I've been talking to this woman from Tinder (I know) and so far I think she's great and cool and was excited to meet her.
However I'm less excited now because today I asked her what she was up to and she told me she's going on a date with someone else. I've also been seeing other people so this isn't like a possessive thing, it just feels so rude to me? Like if I'm hanging out with another love interest I just lie or say nothing about what I'm doing. She also weirdly told me she didn't know what the "vibe" was if it was a hook-up/booty call situation or a real date (basically letting me know she's maybe on her way to fuck someone).
I'm triggered because the two times in the past someone has been open with the details of going on other dates/sleeping with other people before even the first date (or during the early dating phases), they lead to relationships or situationships where I was blatantly triangulated, my self-esteem eroded which took forever to recover from. I've never had a good relationship with someone who pulled this kind of thing. Rudeness/lack of social intelligence maybe I can overlook but the possibility of being triangulated by someone again legitimately scares me.
I was about to block/delete but part of me wondered if I was being too sensitive? What do you gals think.
I wouldn’t take it from a man, so I won’t take it from a woman.
Weird.
"told me she didn't know what the "vibe" was if it was a hook-up/booty call situation or a real date" She sounds like chaos, if I may say that. You might want to listen to your gut to know if you're into meeting someone who screens your vibes on that scale and then ranks that result publicly in between contestants of the other Tinder vibe conferences.
Never doubt or second guess your feelings. You got the ick because its ick. It’s rude, tacky and low value. Especially to then say she might be hooking up….gross. I think one issue women have while dating other women is becoming “friends” too quickly and being too open too fast. You don’t share information like that with a date, you both should be showing each other your best selves and trying to impress each other. But in this case, I think she did you a favour. This allows you not to waste any more time on her, take her out of the rotation and focus your time on people who you’re compatible with.
It is very rude. It sounds like she’s already letting you know upfront that she’s going to expect you to compete with other suitors. I know that’s part of what dating is, but to be so overt about it shows a lack of consideration for your feelings. She may just be looking for validation.
If a man did this to me, I’d B&D immediately. I don’t know whether or not the dynamic with same-sex relationships is different, but I still think it’s incredibly rude.
Nah you're not being too sensitive that was too much
Wow, a female scrote
I think it's tacky no matter the gender. it's like they want to brag about how much action they get which reads as very immature to me. Discretion is something I value so I prefer people don't tell me every last detail. We're all dating around here, you're not special boo!

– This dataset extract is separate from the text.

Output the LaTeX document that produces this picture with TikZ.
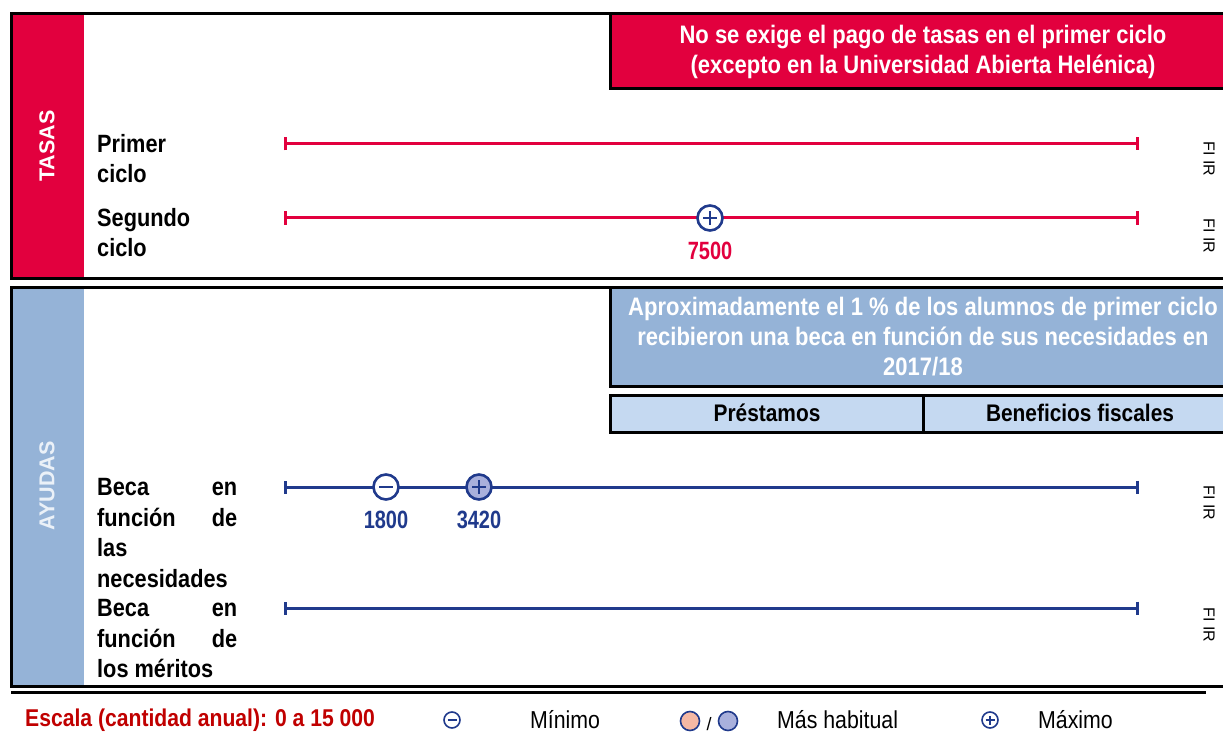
\documentclass[tikz,border=0pt]{standalone}
\usepackage{fontspec}
\setmainfont{Liberation Sans}
\newfontfamily\nar[FakeStretch=0.87]{Liberation Sans}
\newfontfamily\numf[FakeStretch=0.8]{Liberation Sans}
\usetikzlibrary{arrows.meta}
\definecolor{redc}{RGB}{226,0,62}
\definecolor{navy}{RGB}{32,58,140}
\definecolor{bandblue}{RGB}{149,179,215}
\definecolor{rowblue}{RGB}{197,217,241}
\definecolor{lav}{RGB}{169,176,220}
\definecolor{orng}{RGB}{245,184,164}
\definecolor{darkred}{RGB}{192,0,0}
\definecolor{paleblue}{RGB}{235,241,248}
\tikzset{
  box/.style={draw=black, line width=3pt},
  scaleline/.style={line width=3pt, {Bar[width=13pt,line width=3pt]}-{Bar[width=13pt,line width=3pt]}},
  rowlbl/.style={anchor=north west, inner sep=0pt, align=left, font=\nar\bfseries\fontsize{25}{30.6}\selectfont},
  banner/.style={align=center, inner sep=0pt, text=white, font=\nar\bfseries\fontsize{25.3}{30}\selectfont},
  sidelbl/.style={rotate=90, inner sep=0pt, font=\bfseries\fontsize{21.5}{22}\selectfont},
  fiir/.style={rotate=-90, inner sep=0pt, font=\fontsize{16}{16}\selectfont},
  numlbl/.style={inner sep=0pt, font=\numf\bfseries\fontsize{25}{25}\selectfont},
  marker/.style={circle, draw=navy, line width=2.6pt, fill=white, minimum size=25pt, inner sep=0pt},
  plussign/.style={path picture={
     \draw[navy, line width=2.6pt] ([xshift=-7pt]path picture bounding box.center) -- ([xshift=7pt]path picture bounding box.center);
     \draw[navy, line width=2.6pt] ([yshift=-7pt]path picture bounding box.center) -- ([yshift=7pt]path picture bounding box.center);}},
  minussign/.style={path picture={
     \draw[navy, line width=2.6pt] ([xshift=-7pt]path picture bounding box.center) -- ([xshift=7pt]path picture bounding box.center);}},
  legmark/.style={circle, draw=navy, line width=1.6pt, fill=white, minimum size=16pt, inner sep=0pt},
  legplus/.style={path picture={
     \draw[navy, line width=1.6pt] ([xshift=-4.5pt]path picture bounding box.center) -- ([xshift=4.5pt]path picture bounding box.center);
     \draw[navy, line width=1.6pt] ([yshift=-4.5pt]path picture bounding box.center) -- ([yshift=4.5pt]path picture bounding box.center);}},
  legminus/.style={path picture={
     \draw[navy, line width=1.6pt] ([xshift=-4.5pt]path picture bounding box.center) -- ([xshift=4.5pt]path picture bounding box.center);}},
  legcirc/.style={circle, draw=navy, line width=1.6pt, minimum size=19pt, inner sep=0pt},
  legtext/.style={anchor=west, inner sep=0pt, font=\nar\fontsize{24.5}{25}\selectfont}
}
\begin{document}
\begin{tikzpicture}[x=1pt,y=-1pt]
\useasboundingbox (0,0) rectangle (1223,738);
\clip (0,0) rectangle (1223,738);

% ===== TASAS block =====
\fill[redc] (11,14) rectangle (84,278);
\draw[box] (11,14) rectangle (1240,278);
\node[sidelbl, text=white] (tasas) at (47,146) {TASAS};
\draw[box, fill=redc] (610,14) rectangle (1240,89);
\node[banner] (redban) at (923,52) {No se exige el pago de tasas en el primer ciclo\\(excepto en la Universidad Abierta Helénica)};

\node[rowlbl] (primer) at (97,134) {Primer\\ciclo};
\node[rowlbl] (segundo) at (97,208) {Segundo\\ciclo};

\coordinate (r1a) at (284,144);
\coordinate (r1b) at (1139,144);
\coordinate (r2a) at (284,218);
\coordinate (r2b) at (1139,218);
\draw[scaleline, redc] (r1a) -- (r1b);
\draw[scaleline, redc] (r2a) -- (r2b);
\node[marker, plussign] (m7500) at (710,218) {};
\node[numlbl, text=redc] (l7500) at (710,251) {7500};

\node[fiir] (f1) at (1209,159) {FI IR};
\node[fiir] (f2) at (1209,236) {FI IR};

% ===== AYUDAS block =====
\fill[bandblue] (11,287) rectangle (84,686);
\draw[box] (11,287) rectangle (1240,686);
\node[sidelbl, text=paleblue] (ayudas) at (47,486) {AYUDAS};
\draw[box, fill=bandblue] (610,287) rectangle (1240,386);
\node[banner] (blueban) at (923,337) {Aproximadamente el 1 \% de los alumnos de primer ciclo\\recibieron una beca en función de sus necesidades en\\2017/18};
\draw[box, fill=rowblue] (610,395) rectangle (923,432);
\draw[box, fill=rowblue] (923,395) rectangle (1240,432);
\node[inner sep=0pt, font=\nar\bfseries\fontsize{24}{24}\selectfont] (prest) at (767,413) {Préstamos};
\node[inner sep=0pt, font=\nar\bfseries\fontsize{24}{24}\selectfont] (benef) at (1080,413) {Beneficios fiscales};

\node[rowlbl] (becan) at (97,478) {\makebox[140pt][s]{Beca en}\\\makebox[140pt][s]{función de}\\las\\necesidades};
\node[rowlbl] (becam) at (97,599) {\makebox[140pt][s]{Beca en}\\\makebox[140pt][s]{función de}\\los méritos};

\coordinate (b1a) at (284,487);
\coordinate (b1b) at (1139,487);
\coordinate (b2a) at (284,608);
\coordinate (b2b) at (1139,608);
\draw[scaleline, navy] (b1a) -- (b1b);
\draw[scaleline, navy] (b2a) -- (b2b);
\node[marker, minussign] (m1800) at (386,487) {};
\node[marker, plussign, fill=lav] (m3420) at (479,487) {};
\node[numlbl, text=navy] (l1800) at (386,520) {1800};
\node[numlbl, text=navy] (l3420) at (479,520) {3420};

\node[fiir] (f3) at (1209,503) {FI IR};
\node[fiir] (f4) at (1209,625) {FI IR};

% ===== bottom rule and legend =====
\coordinate (ruleA) at (11,692);
\coordinate (ruleB) at (1206,692);
\draw[line width=3pt] (ruleA) -- (ruleB);

\node[anchor=west, inner sep=0pt, text=darkred, font=\nar\bfseries\fontsize{24.3}{25}\selectfont] (escala) at (25,720) {Escala (cantidad anual): 0 a 15 000};
\node[legmark, legminus] (lgmin) at (452,720) {};
\node[legtext] (tmin) at (530,720) {Mínimo};
\node[legcirc, fill=orng] (lgo) at (690,721) {};
\node[inner sep=0pt, font=\fontsize{18}{18}\selectfont] (slash) at (709,724) {/};
\node[legcirc, fill=lav] (lgb) at (728,721) {};
\node[legtext] (thab) at (777,720) {Más habitual};
\node[legmark, legplus] (lgmax) at (990,720) {};
\node[legtext] (tmax) at (1038,720) {Máximo};
\end{tikzpicture}
\end{document}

Not bi or lesbian, so it’s your choice as to whether or not you feel my opinion is valuable, but this behaviour sounds like bad news.
In the past, guys who did this to me often tried come off as the honest, and it was expected that their honesty was appreciated however, this is just not okay. If there was mutual interest, this girl wouldn’t be doing shit like this, because early on, both of you would trying to impress and make each other happy.